Interesting. Mutation testing on database tables. Instead of testing application code, business rules--and constraints--are mutated against a test suite--
Most databases probably don't have test suites. But, it would be interesting to see if any work has been done on mutating constraints or "dirty data" injection.
This would ideally take the form of some annotated algebra, so that it is db driver agnostic, if possible.
“Don’t feel bad […] but also do feel bad” sums up… a lot of engineering growth. Everyone makes mistakes, and we don’t want junior engineers beating themselves up about it. But if you don’t honor the reasons why they’re beating themselves up—eg pride in their work, caring about any time they cost others with an outage, etc—telling them not to worry looks a lot like an insult. The trick is to help them identify where that sense of responsibility stops being productive (e.g. by driving them to go read docs, or test that edge case in the future) and is just stressing them out (e.g. blaming themselves for a rocky release when the real problem is that deployments at your company are a 20-step process with poor visibility and no undo).

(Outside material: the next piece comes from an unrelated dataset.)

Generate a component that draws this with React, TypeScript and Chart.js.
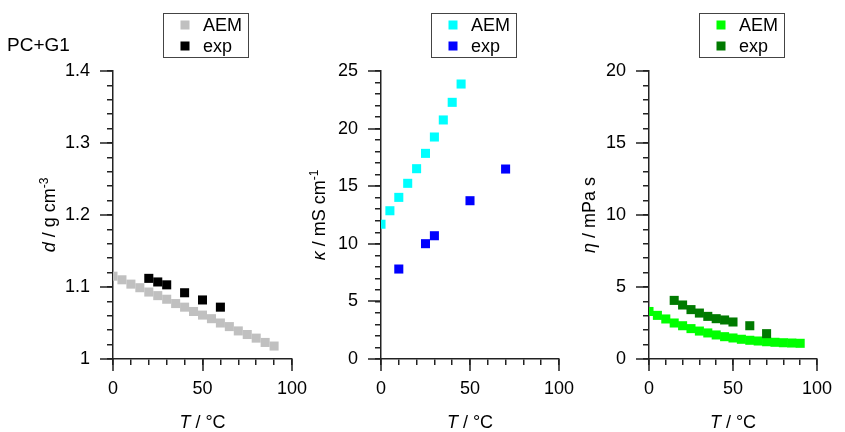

Yeah. We figured this relational stuff out 40+ years ago, but the 23 year old devs are acting like it was born yesterday and they're inventing it from first principles. As the saying goes: read a book.
> The last argument above is the strongest, because it only takes one such exception to wreck an entire schema’s consistency.
The last argument:
> Some relations are already plural. Say you have a class called UserFacts that store miscellaneous information about a user, like age and favorite color. What will you call the database table?
I lean towards thinking this is a non-issue. In this specific case I'd actually call the model UserFact and the table users_facts. I'd assume it maps many users to many facts. It otherwise sounds like there's some json or "text" (as in "ADD COLUMN my_column TEXT") data that is storing words as "facts" and the table name is just kinda weird. I don't see the problem and if someone were to insist there's a problem, I'd probably suggest changing the model name.
This feels like some Sapir–Whorf type thing. The software can do anything, yet you can’t help but act as if there is some constraint because it doesn’t cleanly map to language.
A table naming thread reminds me that it has been a while since I’ve seen a schema with tables all named “tbl_whatever”. The last one I saw even had a view called tblUserGrants. I LOLed.
One of the most frustrating things in software engineering is eyeballing a decision (i.e. naming a table with a plural) and just gut-level knowing it's the wrong decision, but not quite being able to remember specific pitfalls that instilled that feeling earlier in your career.
That fourth point is the kind of thing that just cuts right through the conversation - "doing it this way does not scale and will fail, here's an example of how". Such frission in finding those and getting consensus around them, because you can feel the future pain you've avoided evaporating.
I wrote a top level comment but I really don't understand this argument. Just because the model is "multiple facts about a user" does not mean you have to jump through hoops to name the database table. It would just be user_facts, wouldn't it? That seems intuitive and straightforward to me, even if the class name is also plural.
If you have a "users" table, you either have to name the column "users_id", which is incorrect (because per row it's the id of a single user), or you have to use mental cycles to de-pluralize the name (or even worse, try to remember whether you called it "users_id" or "user_id" on a case by case basis).